Il a peut-être peur des critiques que pourraient susciter ses habitudes de lecture.

Par exemple, imaginons-le confier aux journalistes que la Bible est son livre de chevet. Pour le premier ministre d'un pays où le quart de la population est non croyante, c'est périlleux.

Et s'il disait qu'il a lu des traités d'économie, de philosophie et de sciences politiques? Dans ce cas, on le traiterait d'intellectuel. C'est bien connu, les gens qui ont la curiosité qu'il faut pour ouvrir un livre, s'y plonger et (peut-être) en ressortir moins cons sont dangereux. Regardez Michael Ignatieff.
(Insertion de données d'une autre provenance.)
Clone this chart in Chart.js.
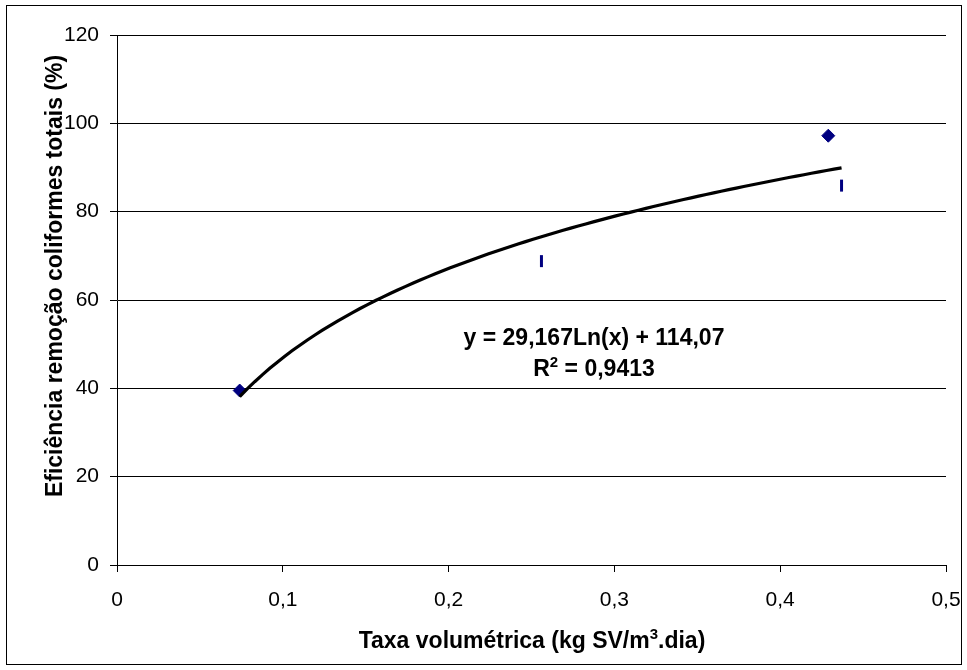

Stephen Harper (et ses faiseurs d'image) a sans doute calculé que pour ne pas froisser le vieux fond anti-intellectuel de sa base électorale, il serait préférable pour lui de cultiver l'image d'un homme qui ne se cultive pas.

Alors il nous fait croire à tous qu'on peut diriger un pays du G8 en n'ayant que le Guinness des records parmi ses lectures favorites.

Cela dit, je le soupçonne d'entretenir cette fiction autour de lui pour une autre bonne raison.

Un jour, il espère sans doute lire son nom dans son livre préféré sous une rubrique plus honorable que "Premier ministre du Canada ayant dirigé le plus longtemps un gouvernement minoritaire".